THE HON. JAMES HENRY THOMAS, J.P., Director of Public Works, Commissioner of Railways, Member of the Executive Council and of the Legislative Assembly, Perth, Western Australia, was born in London, March 2, 1826.

He was the fourth son of Mr. William Thomas, of Berners Street, Oxford Street, and was educated at the University College School. Having completed his education, he was articled to Messrs. Evans and Sons, mechanical engineers, who were famous for their good work and for making thoroughly efficient workmen. After serving his time, he was appointed to superintend the erection of the gun machinery manufactured at Messrs. Evans’ works, for the arsenal of Trubia, in Spain. Here he was engaged for about two years, and during this time acquired a sound knowledge of the French and Spanish languages. In supervising the erection of the gun-machinery he acquitted himself to the entire satisfaction of the Spanish Government. On his return to England he was selected to be the Engineer to the Imperial Gas-Company’s works at Vauxhall, which post he held for several years. This appointment, however, did not offer sufficient scope for his ambition. He accordingly resolved to push his fortune in the colonies, embarking for New South Wales in the ill-fated “Sarah Sands.”

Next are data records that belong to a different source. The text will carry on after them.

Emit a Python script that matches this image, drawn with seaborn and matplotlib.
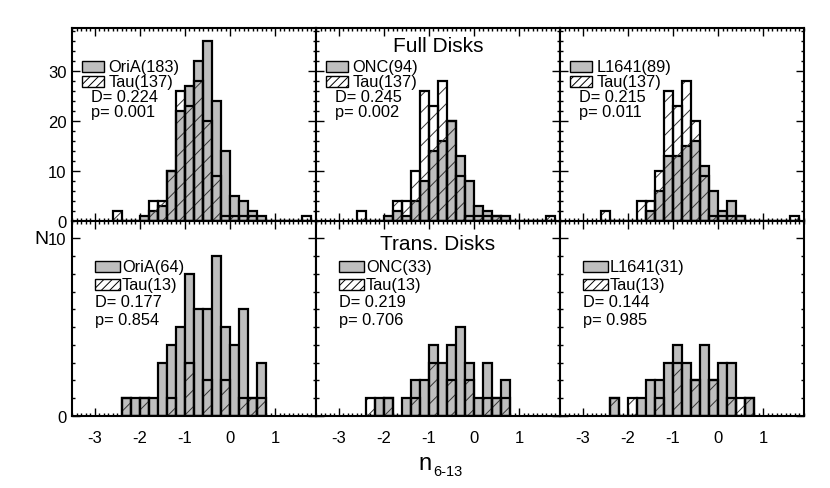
import matplotlib
matplotlib.use("Agg")
import matplotlib.pyplot as plt
from matplotlib.patches import Rectangle
from matplotlib.ticker import FixedLocator, MultipleLocator
import seaborn as sns

sns.set_theme(style="ticks")
plt.rcParams['font.family'] = ['Liberation Sans', 'DejaVu Sans']
plt.rcParams['text.color'] = 'black'
plt.rcParams['axes.unicode_minus'] = False
plt.rcParams['hatch.linewidth'] = 0.7

BIN_W = 0.2

# left bin edges, full disks
full_bins = [-2.6, -2.4, -2.2, -2.0, -1.8, -1.6, -1.4, -1.2, -1.0, -0.8, -0.6,
             -0.4, -0.2, 0.0, 0.2, 0.4, 0.6, 0.8, 1.0, 1.2, 1.4, 1.6]
full_tau = [2, 0, 0, 0, 4, 4, 10, 26, 23, 28, 20, 9, 1, 1, 1, 1, 0, 0, 0, 0, 0, 1]
full_oria = [0, 0, 0, 1, 2, 3, 10, 22, 27, 32, 36, 24, 14, 5, 4, 2, 1, 0, 0, 0, 0, 0]
full_onc = [0, 0, 0, 1, 2, 1, 4, 8, 14, 16, 20, 13, 8, 3, 2, 1, 1, 0, 0, 0, 0, 0]
full_l1641 = [0, 0, 0, 0, 0, 2, 6, 13, 13, 15, 16, 11, 6, 2, 4, 1, 0, 0, 0, 0, 0, 0]

# left bin edges, transitional disks
trans_bins = [-2.4, -2.2, -2.0, -1.8, -1.6, -1.4, -1.2, -1.0, -0.8, -0.6, -0.4,
              -0.2, 0.0, 0.2, 0.4, 0.6]
trans_tau = [1, 0, 1, 0, 0, 1, 0, 3, 0, 2, 0, 2, 0, 1, 1, 1]
trans_oria = [1, 1, 1, 1, 3, 4, 5, 8, 6, 6, 9, 5, 4, 6, 1, 3]
trans_onc = [0, 1, 1, 0, 1, 2, 2, 4, 3, 4, 5, 3, 1, 3, 1, 2]
trans_l1641 = [1, 0, 0, 1, 2, 2, 3, 4, 3, 2, 4, 2, 3, 3, 0, 1]

top_names = ['OriA(183)', 'ONC(94)', 'L1641(89)']
top_tau_name = 'Tau(137)'
top_D = ['0.224', '0.245', '0.215']
top_p = ['0.001', '0.002', '0.011']
bot_names = ['OriA(64)', 'ONC(33)', 'L1641(31)']
bot_tau_name = 'Tau(13)'
bot_D = ['0.177', '0.219', '0.144']
bot_p = ['0.854', '0.706', '0.985']

GRAY = '#bebebe'


def hist(ax, bins, counts, **kw):
    centers = [b + BIN_W / 2 for b in bins]
    edges = list(bins) + [bins[-1] + BIN_W]
    sns.histplot(x=centers, weights=counts, bins=edges, element='bars', ax=ax, **kw)


def panel(ax, bins, gray, tau):
    hist(ax, bins, gray, fill=True, facecolor=GRAY, edgecolor='black', linewidth=1.6, alpha=1)
    hist(ax, bins, tau, fill=True, facecolor='none', edgecolor='#333333', linewidth=0,
         hatch='//', alpha=1)
    hist(ax, bins, tau, fill=False, color='black', linewidth=1.6, alpha=1)


def key(ax, x0, ys, w, h, name, tau_name, D, p, xt, xd, fs=11.8):
    ax.add_patch(Rectangle((x0, ys[0] - h / 2), w, h, transform=ax.transAxes,
                           facecolor=GRAY, edgecolor='black', lw=1.0, clip_on=False))
    ax.add_patch(Rectangle((x0, ys[1] - h / 2), w, h, transform=ax.transAxes,
                           facecolor='white', edgecolor='black', lw=1.0, hatch='////',
                           clip_on=False))
    ax.text(xt, ys[0], name, transform=ax.transAxes, va='center', ha='left', fontsize=fs)
    ax.text(xt, ys[1], tau_name, transform=ax.transAxes, va='center', ha='left', fontsize=fs)
    ax.text(xd, ys[2], 'D= ' + D, transform=ax.transAxes, va='center', ha='left', fontsize=fs)
    ax.text(xd, ys[3], 'p= ' + p, transform=ax.transAxes, va='center', ha='left', fontsize=fs)


fig = plt.figure(figsize=(8.30, 4.89), dpi=100)
L, W = 72 / 830, 244 / 830
top_ax = [fig.add_axes([L + i * W, 1 - 221.7 / 489, W, 192.4 / 489]) for i in range(3)]
bot_ax = [fig.add_axes([L + i * W, 1 - 417 / 489, W, 195.3 / 489]) for i in range(3)]

for ax, g in zip(top_ax, [full_oria, full_onc, full_l1641]):
    panel(ax, full_bins, g, full_tau)
    ax.set_ylim(0, 38.5)
    ax.yaxis.set_major_locator(FixedLocator([0, 10, 20, 30]))
    ax.yaxis.set_minor_locator(MultipleLocator(2))
for ax, g in zip(bot_ax, [trans_oria, trans_onc, trans_l1641]):
    panel(ax, trans_bins, g, trans_tau)
    ax.set_ylim(0, 11)
    ax.yaxis.set_major_locator(FixedLocator([0, 10]))
    ax.yaxis.set_minor_locator(MultipleLocator(1))

for i, ax in enumerate(top_ax + bot_ax):
    ax.set_xlim(-3.51, 1.91)
    ax.xaxis.set_major_locator(FixedLocator([-3, -2, -1, 0, 1]))
    ax.xaxis.set_minor_locator(MultipleLocator(0.1))
    ax.set_xlabel('')
    ax.set_ylabel('')
    for s in ax.spines.values():
        s.set_linewidth(1.5)
        s.set_color('black')
    ax.tick_params(which='both', direction='in', top=True, right=True, width=1.0,
                   color='black', labelsize=12, labelcolor='black')
    ax.tick_params(which='major', length=6)
    ax.tick_params(which='minor', length=2.5)
    ax.tick_params(axis='x', pad=10)
    ax.tick_params(axis='y', pad=4)
    ax.tick_params(labelleft=(i % 3 == 0), labelbottom=(i >= 3))

for i, ax in enumerate(top_ax):
    key(ax, 0.04, [0.80, 0.725, 0.648, 0.570], 0.09, 0.057,
        top_names[i], top_tau_name, top_D[i], top_p[i], 0.149, 0.077)
for i, ax in enumerate(bot_ax):
    key(ax, 0.094, [0.764, 0.672, 0.585, 0.492], 0.103, 0.056,
        bot_names[i], bot_tau_name, bot_D[i], bot_p[i], 0.205, 0.094)

top_ax[1].text(0.5, 0.91, 'Full Disks', transform=top_ax[1].transAxes,
               ha='center', va='center', fontsize=15)
bot_ax[1].text(0.5, 0.885, 'Trans. Disks', transform=bot_ax[1].transAxes,
               ha='center', va='center', fontsize=15)

fig.text(41 / 830, 1 - 240 / 489, 'N', ha='center', va='center', fontsize=14)
fig.text(432 / 830, 1 - 470 / 489, 'n', ha='right', va='baseline', fontsize=17)
fig.text(433 / 830, 1 - 476 / 489, '6-13', ha='left', va='baseline', fontsize=10.5)

fig.savefig('out.png', dpi=100, facecolor='white')
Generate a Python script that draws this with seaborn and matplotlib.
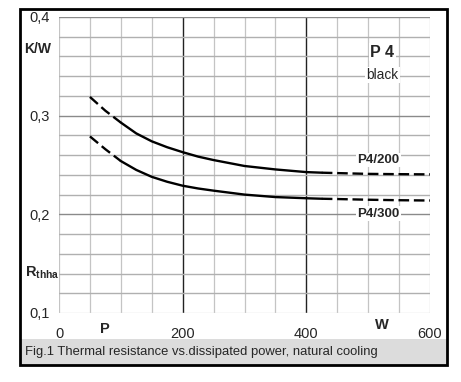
import numpy as np
import pandas as pd
import seaborn as sns
import matplotlib
matplotlib.use("Agg")
import matplotlib.pyplot as plt
from matplotlib.patches import Rectangle

# values
power_w = [50, 75, 100, 125, 150, 175, 200, 225, 250, 275, 300, 350, 400, 425, 450, 500, 550, 600]
r_p4_200 = [0.319, 0.305, 0.293, 0.282, 0.274, 0.268, 0.263, 0.2585, 0.255, 0.252, 0.249,
            0.2455, 0.2428, 0.2422, 0.2418, 0.241, 0.2407, 0.2405]
r_p4_300 = [0.279, 0.266, 0.254, 0.245, 0.238, 0.233, 0.229, 0.2262, 0.224, 0.222, 0.220,
            0.2175, 0.2163, 0.2158, 0.2155, 0.2148, 0.2143, 0.214]
y_ticks = [0.1, 0.2, 0.3, 0.4]
y_tick_labels = ["0,1", "0,2", "0,3", "0,4"]
x_ticks = [0, 200, 400, 600]
x_tick_labels = ["0", "200", "400", "600"]
caption = "Fig.1 Thermal resistance vs.dissipated power, natural cooling"

sns.set_style("white")
plt.rcParams["font.family"] = ["Liberation Sans", "DejaVu Sans"]
plt.rcParams["mathtext.fontset"] = "custom"
plt.rcParams["mathtext.rm"] = "Liberation Sans"
plt.rcParams["mathtext.bf"] = "Liberation Sans:bold"

df = pd.DataFrame({"P": power_w, "P4/200": r_p4_200, "P4/300": r_p4_300})

fig = plt.figure(figsize=(4.61, 3.82), dpi=100)
W, H = 461, 382
ax = fig.add_axes([59 / W, 1 - 313 / H, (430 - 59) / W, (313 - 17) / H])

# outer frame and caption band
fig.patches.append(Rectangle((20 / W, 1 - 365 / H), 427 / W, 26 / H,
                             transform=fig.transFigure, facecolor="#dcdcdc",
                             edgecolor="none", zorder=0))
fig.patches.append(Rectangle((20 / W, 1 - 365 / H), 427 / W, 356 / H,
                             transform=fig.transFigure, facecolor="none",
                             edgecolor="black", linewidth=2, zorder=5))
fig.text(25 / W, 1 - 352 / H, caption, fontsize=9.4, va="center", ha="left")

# grid
for x in range(0, 601, 50):
    c = "#222222" if x in (200, 400) else "#c4c4c4"
    ax.axvline(x, color=c, lw=1.0 if x in (200, 400) else 0.9, zorder=1)
for i in range(0, 16):
    y = 0.1 + i * 0.02
    if i == 0:
        c = "#dddddd"
    elif i % 5 == 0:
        c = "#8a8a8a"
    else:
        c = "#b0b0b0"
    ax.axhline(y, color=c, lw=1.0, zorder=1)

dash = (4.5, 2.0)
for col in ["P4/200", "P4/300"]:
    d1 = df[df["P"] <= 100]
    d2 = df[(df["P"] >= 100) & (df["P"] <= 425)]
    d3 = df[df["P"] >= 425]
    sns.lineplot(data=d1, x="P", y=col, ax=ax, color="black", lw=1.7,
                 zorder=3).lines[-1].set_dashes(dash)
    sns.lineplot(data=d2, x="P", y=col, ax=ax, color="black", lw=1.7, zorder=3)
    sns.lineplot(data=d3, x="P", y=col, ax=ax, color="black", lw=1.7,
                 zorder=3).lines[-1].set_dashes(dash)

ax.set_xlim(0, 600)
ax.set_ylim(0.1, 0.4)
ax.set_yticks(y_ticks)
ax.set_yticklabels(y_tick_labels)
ax.set_xticks(x_ticks)
ax.set_xticklabels(x_tick_labels)
ax.tick_params(axis="y", length=3, width=0.8, pad=4, labelsize=10.5, color="#555555")
ax.tick_params(axis="x", length=0, pad=10, labelsize=10.5)
ax.set_xlabel("")
ax.set_ylabel("")
for s in ax.spines.values():
    s.set_visible(False)

box = dict(facecolor="white", edgecolor="none", pad=1)
ax.text(523, 0.3645, "P 4", fontsize=11.5, fontweight="bold", ha="center",
        va="center", bbox=box, zorder=4)
ax.text(523, 0.3412, "black", fontsize=9.8, ha="center", va="center",
        bbox=box, zorder=4)
ax.text(517, 0.2551, "P4/200", fontsize=9.5, fontweight="bold", ha="center",
        va="center", bbox=box, zorder=4)
ax.text(517, 0.2004, "P4/300", fontsize=9.5, fontweight="bold", ha="center",
        va="center", bbox=box, zorder=4)

ax.text(-0.057, 0.892, "K/W", transform=ax.transAxes, fontsize=10,
        fontweight="bold", ha="center", va="center")
ax.text(-0.045, 0.135, r"$\mathbf{R}_{\mathbf{thha}}$", transform=ax.transAxes,
        fontsize=10.5, ha="center", va="center")
ax.text(0.124, -0.054, "P", transform=ax.transAxes, fontsize=10.5,
        fontweight="bold", ha="center", va="center")
ax.text(0.871, -0.04, "W", transform=ax.transAxes, fontsize=10.5,
        fontweight="bold", ha="center", va="center")

fig.savefig("out.png", dpi=100)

After remaining in Sydney nearly a twelve month, occupied in desultory work, he was appointed in 1853 Engineer to the notable Fitzroy dry-dock, which was hewn out of the solid rock of Cockatoo Island, situated in the centre of Sydney Harbour. In superintending the carrying out of this great work, his natural self-confidence and readiness of resource stood him in good stead; for in colonial works of this magnitude, where recognised appliances are not always at hand, rough and ready methods have frequently to be devised; moreover, the dock had to be executed by convicts, who had, with considerable difficulty, to be drilled and instructed in their work. More than once his life was in danger from convict machinations. The basin of the great dock was blasted by the usual means, but when the dock entrance had to be cleared below water, other means had to be resorted to. The petards ordered for the purpose had not arrived. A number of oil-cans were therefore collected and roughly converted into torpedoes; with these the mouth of the dock, in spite of adverse predictions, was forced, the Fitzroy dock completed, and the caisson placed ready for the opening ceremony. This work occupied Mr. Thomas until 1857.

His next appointment was in the Railway Department of New South Wales, first as Inspector, and finally as Director of all the railway-lines in the colony. In this capacity he had the control of all the trains that conveyed H.R.H. the Duke of Edinburgh to various points in New South Vales.

In 1872-3 Mr. Thomas passed some months in England in connection with domestic affairs. Of his voyages from, and back to, Australia, he published on his return to Sydney, a short but interesting account. About twelve or eighteen months after his return to the colony, finding that an engineer was required to carry out extensive works at Perth, Western Australia, he competed for and obtained the appointment under the first administration of his Excellency Sir William Robinson in 1876. He was thus established in what was to prove the most important field of his labours. Here he was successively gazetted Director of Public Works, Commissioner of Railways, justice of the peace, member of the Executive-Council and of the Legislative Assembly. His duties were, indeed, manifold ; he had to design and superintend the erection of lighthouses, public edifices, and to plan and superintend the carrying out of the railway and telegraph lines. As one of the Commissioners for Western Australia for the English section at the Paris Exhibition of 1878, he had the honour of receiving a medal, accompanied with an autograph letter from and a photograph of H.R.H. the Prince of Wales.

But his duties were too onerous, and manifold, even for a constitution such as his. His health gradually gave way ; a second voyage to England was had recourse to as a remedial measure ; this appeared to have restored him, but on his return to Perth and to his numerous duties his health again broke down. A voyage to Sydney was then tried, and was thought to have thoroughly reinstated him, but it was unavailing. His friends began regretfully to perceive that he was doomed. Still, with usual courage, he bravely held on to his duties till he fainted in his place in the Legislative Assembly, whence he was borne to the home he was never again to leave. He died on the 16th July, 1884. On Mr. Thomas's death becoming known the House immediately adjourned, the Colonial Secretary and the Commissioner for Crown Lands both uttering warm tributes to his memory. On the day of the funeral the public offices were closed, and the hushed aspect of the town testified to the great respect in which he was held.

Mr. Thomas was elected a Member of the Institution on the 14th of January, 1879.